RECORDS FOR THIS EXERCISE:
============
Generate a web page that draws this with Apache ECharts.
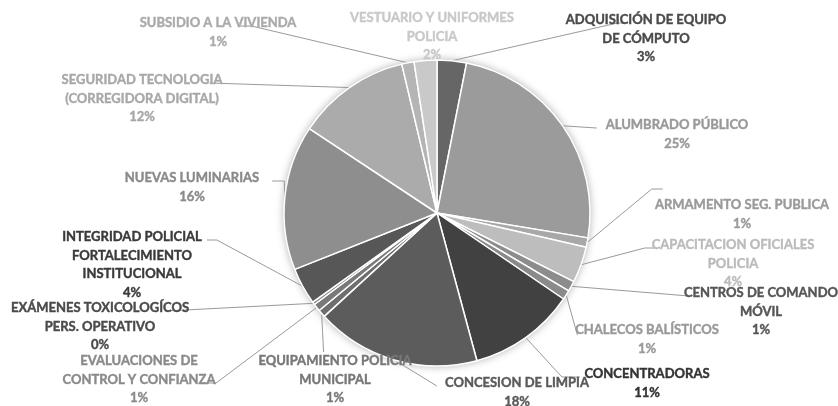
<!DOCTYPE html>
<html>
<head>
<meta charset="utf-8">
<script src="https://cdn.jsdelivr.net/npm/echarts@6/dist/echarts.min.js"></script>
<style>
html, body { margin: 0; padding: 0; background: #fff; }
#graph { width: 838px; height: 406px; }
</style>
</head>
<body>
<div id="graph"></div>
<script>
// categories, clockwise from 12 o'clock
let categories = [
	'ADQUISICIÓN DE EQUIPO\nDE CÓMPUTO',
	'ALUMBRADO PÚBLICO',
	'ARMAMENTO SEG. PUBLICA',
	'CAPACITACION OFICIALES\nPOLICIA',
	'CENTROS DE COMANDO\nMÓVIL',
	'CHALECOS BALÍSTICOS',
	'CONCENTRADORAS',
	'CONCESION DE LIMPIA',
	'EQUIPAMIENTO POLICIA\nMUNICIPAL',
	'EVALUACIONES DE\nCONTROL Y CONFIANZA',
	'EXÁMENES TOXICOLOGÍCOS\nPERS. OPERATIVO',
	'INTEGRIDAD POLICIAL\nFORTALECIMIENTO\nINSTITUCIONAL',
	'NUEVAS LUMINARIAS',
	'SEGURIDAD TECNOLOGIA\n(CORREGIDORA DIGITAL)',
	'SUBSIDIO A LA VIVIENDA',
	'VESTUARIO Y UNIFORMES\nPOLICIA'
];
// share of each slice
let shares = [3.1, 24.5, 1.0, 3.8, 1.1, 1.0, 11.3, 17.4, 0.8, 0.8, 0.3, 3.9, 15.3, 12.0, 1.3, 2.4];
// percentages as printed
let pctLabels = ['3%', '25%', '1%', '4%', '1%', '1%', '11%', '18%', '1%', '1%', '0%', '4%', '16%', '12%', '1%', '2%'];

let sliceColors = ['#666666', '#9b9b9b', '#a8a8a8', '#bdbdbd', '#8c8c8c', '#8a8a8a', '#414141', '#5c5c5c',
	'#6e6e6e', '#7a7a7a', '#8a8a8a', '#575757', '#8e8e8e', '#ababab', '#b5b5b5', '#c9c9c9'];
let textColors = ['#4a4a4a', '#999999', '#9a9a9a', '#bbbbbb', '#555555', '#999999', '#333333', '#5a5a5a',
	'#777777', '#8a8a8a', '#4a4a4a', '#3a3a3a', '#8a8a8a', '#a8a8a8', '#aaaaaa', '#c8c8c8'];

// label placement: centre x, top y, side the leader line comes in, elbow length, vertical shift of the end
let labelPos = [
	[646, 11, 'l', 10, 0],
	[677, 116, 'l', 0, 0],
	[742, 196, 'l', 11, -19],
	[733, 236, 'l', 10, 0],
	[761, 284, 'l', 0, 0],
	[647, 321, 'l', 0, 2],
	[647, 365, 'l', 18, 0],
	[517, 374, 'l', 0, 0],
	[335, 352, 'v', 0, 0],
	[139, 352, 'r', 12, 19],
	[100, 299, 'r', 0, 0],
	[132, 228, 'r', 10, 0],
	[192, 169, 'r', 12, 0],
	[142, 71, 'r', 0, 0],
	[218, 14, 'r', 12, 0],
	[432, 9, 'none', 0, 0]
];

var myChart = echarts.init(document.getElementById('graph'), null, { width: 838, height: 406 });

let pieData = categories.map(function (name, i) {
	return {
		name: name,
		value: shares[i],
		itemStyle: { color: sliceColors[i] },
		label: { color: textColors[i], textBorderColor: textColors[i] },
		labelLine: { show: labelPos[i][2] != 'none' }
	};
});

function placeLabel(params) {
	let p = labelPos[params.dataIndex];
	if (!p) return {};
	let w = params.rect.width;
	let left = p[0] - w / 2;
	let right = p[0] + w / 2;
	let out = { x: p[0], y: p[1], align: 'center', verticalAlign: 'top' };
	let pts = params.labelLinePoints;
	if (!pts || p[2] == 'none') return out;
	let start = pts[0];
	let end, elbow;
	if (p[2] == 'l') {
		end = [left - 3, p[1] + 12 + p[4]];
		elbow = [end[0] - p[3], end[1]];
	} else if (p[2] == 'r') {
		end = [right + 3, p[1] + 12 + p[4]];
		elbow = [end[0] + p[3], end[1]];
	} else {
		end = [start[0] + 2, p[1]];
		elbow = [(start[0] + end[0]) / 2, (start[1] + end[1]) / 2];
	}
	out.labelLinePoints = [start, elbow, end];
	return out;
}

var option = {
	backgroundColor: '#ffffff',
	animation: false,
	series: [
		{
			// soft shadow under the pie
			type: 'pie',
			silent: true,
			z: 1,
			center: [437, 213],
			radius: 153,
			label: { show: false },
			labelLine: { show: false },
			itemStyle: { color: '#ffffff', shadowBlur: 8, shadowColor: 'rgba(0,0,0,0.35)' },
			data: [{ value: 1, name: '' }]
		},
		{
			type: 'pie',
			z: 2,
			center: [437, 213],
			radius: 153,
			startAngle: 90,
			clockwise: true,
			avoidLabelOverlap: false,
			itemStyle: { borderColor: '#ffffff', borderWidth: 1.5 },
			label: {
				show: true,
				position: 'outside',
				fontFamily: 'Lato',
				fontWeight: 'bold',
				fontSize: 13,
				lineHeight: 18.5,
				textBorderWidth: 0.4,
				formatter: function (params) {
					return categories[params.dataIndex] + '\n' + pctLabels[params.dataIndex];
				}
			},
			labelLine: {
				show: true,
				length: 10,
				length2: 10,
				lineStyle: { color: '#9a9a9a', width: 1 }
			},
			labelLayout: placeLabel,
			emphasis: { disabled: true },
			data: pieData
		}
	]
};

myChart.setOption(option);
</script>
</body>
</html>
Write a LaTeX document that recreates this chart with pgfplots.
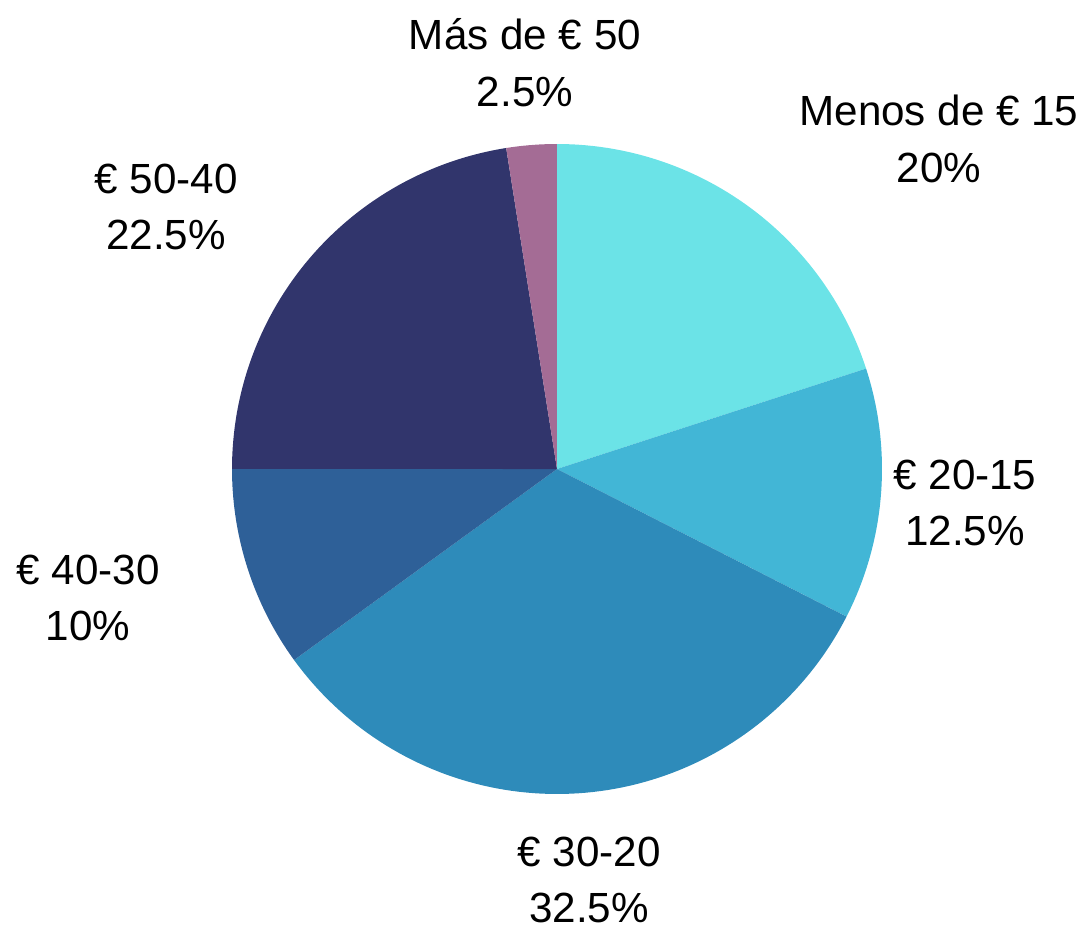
============
TASK OBJECTIVE:
Print out the lines exactly, skipping any picture.

ANSWER TO THE TASK:
Generate a web page that draws this with Apache ECharts.
<!DOCTYPE html>
<html>
<head>
<meta charset="utf-8">
<script src="https://cdn.jsdelivr.net/npm/echarts@6/dist/echarts.min.js"></script>
<style>
html, body { margin: 0; padding: 0; background: #fff; }
#graph { width: 838px; height: 406px; }
</style>
</head>
<body>
<div id="graph"></div>
<script>
// categories, clockwise from 12 o'clock
let categories = [
	'ADQUISICIÓN DE EQUIPO\nDE CÓMPUTO',
	'ALUMBRADO PÚBLICO',
	'ARMAMENTO SEG. PUBLICA',
	'CAPACITACION OFICIALES\nPOLICIA',
	'CENTROS DE COMANDO\nMÓVIL',
	'CHALECOS BALÍSTICOS',
	'CONCENTRADORAS',
	'CONCESION DE LIMPIA',
	'EQUIPAMIENTO POLICIA\nMUNICIPAL',
	'EVALUACIONES DE\nCONTROL Y CONFIANZA',
	'EXÁMENES TOXICOLOGÍCOS\nPERS. OPERATIVO',
	'INTEGRIDAD POLICIAL\nFORTALECIMIENTO\nINSTITUCIONAL',
	'NUEVAS LUMINARIAS',
	'SEGURIDAD TECNOLOGIA\n(CORREGIDORA DIGITAL)',
	'SUBSIDIO A LA VIVIENDA',
	'VESTUARIO Y UNIFORMES\nPOLICIA'
];
// share of each slice
let shares = [3.1, 24.5, 1.0, 3.8, 1.1, 1.0, 11.3, 17.4, 0.8, 0.8, 0.3, 3.9, 15.3, 12.0, 1.3, 2.4];
// percentages as printed
let pctLabels = ['3%', '25%', '1%', '4%', '1%', '1%', '11%', '18%', '1%', '1%', '0%', '4%', '16%', '12%', '1%', '2%'];

let sliceColors = ['#666666', '#9b9b9b', '#a8a8a8', '#bdbdbd', '#8c8c8c', '#8a8a8a', '#414141', '#5c5c5c',
	'#6e6e6e', '#7a7a7a', '#8a8a8a', '#575757', '#8e8e8e', '#ababab', '#b5b5b5', '#c9c9c9'];
let textColors = ['#4a4a4a', '#999999', '#9a9a9a', '#bbbbbb', '#555555', '#999999', '#333333', '#5a5a5a',
	'#777777', '#8a8a8a', '#4a4a4a', '#3a3a3a', '#8a8a8a', '#a8a8a8', '#aaaaaa', '#c8c8c8'];

// label placement: centre x, top y, side the leader line comes in, elbow length, vertical shift of the end
let labelPos = [
	[646, 11, 'l', 10, 0],
	[677, 116, 'l', 0, 0],
	[742, 196, 'l', 11, -19],
	[733, 236, 'l', 10, 0],
	[761, 284, 'l', 0, 0],
	[647, 321, 'l', 0, 2],
	[647, 365, 'l', 18, 0],
	[517, 374, 'l', 0, 0],
	[335, 352, 'v', 0, 0],
	[139, 352, 'r', 12, 19],
	[100, 299, 'r', 0, 0],
	[132, 228, 'r', 10, 0],
	[192, 169, 'r', 12, 0],
	[142, 71, 'r', 0, 0],
	[218, 14, 'r', 12, 0],
	[432, 9, 'none', 0, 0]
];

var myChart = echarts.init(document.getElementById('graph'), null, { width: 838, height: 406 });

let pieData = categories.map(function (name, i) {
	return {
		name: name,
		value: shares[i],
		itemStyle: { color: sliceColors[i] },
		label: { color: textColors[i], textBorderColor: textColors[i] },
		labelLine: { show: labelPos[i][2] != 'none' }
	};
});

function placeLabel(params) {
	let p = labelPos[params.dataIndex];
	if (!p) return {};
	let w = params.rect.width;
	let left = p[0] - w / 2;
	let right = p[0] + w / 2;
	let out = { x: p[0], y: p[1], align: 'center', verticalAlign: 'top' };
	let pts = params.labelLinePoints;
	if (!pts || p[2] == 'none') return out;
	let start = pts[0];
	let end, elbow;
	if (p[2] == 'l') {
		end = [left - 3, p[1] + 12 + p[4]];
		elbow = [end[0] - p[3], end[1]];
	} else if (p[2] == 'r') {
		end = [right + 3, p[1] + 12 + p[4]];
		elbow = [end[0] + p[3], end[1]];
	} else {
		end = [start[0] + 2, p[1]];
		elbow = [(start[0] + end[0]) / 2, (start[1] + end[1]) / 2];
	}
	out.labelLinePoints = [start, elbow, end];
	return out;
}

var option = {
	backgroundColor: '#ffffff',
	animation: false,
	series: [
		{
			// soft shadow under the pie
			type: 'pie',
			silent: true,
			z: 1,
			center: [437, 213],
			radius: 153,
			label: { show: false },
			labelLine: { show: false },
			itemStyle: { color: '#ffffff', shadowBlur: 8, shadowColor: 'rgba(0,0,0,0.35)' },
			data: [{ value: 1, name: '' }]
		},
		{
			type: 'pie',
			z: 2,
			center: [437, 213],
			radius: 153,
			startAngle: 90,
			clockwise: true,
			avoidLabelOverlap: false,
			itemStyle: { borderColor: '#ffffff', borderWidth: 1.5 },
			label: {
				show: true,
				position: 'outside',
				fontFamily: 'Lato',
				fontWeight: 'bold',
				fontSize: 13,
				lineHeight: 18.5,
				textBorderWidth: 0.4,
				formatter: function (params) {
					return categories[params.dataIndex] + '\n' + pctLabels[params.dataIndex];
				}
			},
			labelLine: {
				show: true,
				length: 10,
				length2: 10,
				lineStyle: { color: '#9a9a9a', width: 1 }
			},
			labelLayout: placeLabel,
			emphasis: { disabled: true },
			data: pieData
		}
	]
};

myChart.setOption(option);
</script>
</body>
</html>
Write a LaTeX document that recreates this chart with pgfplots.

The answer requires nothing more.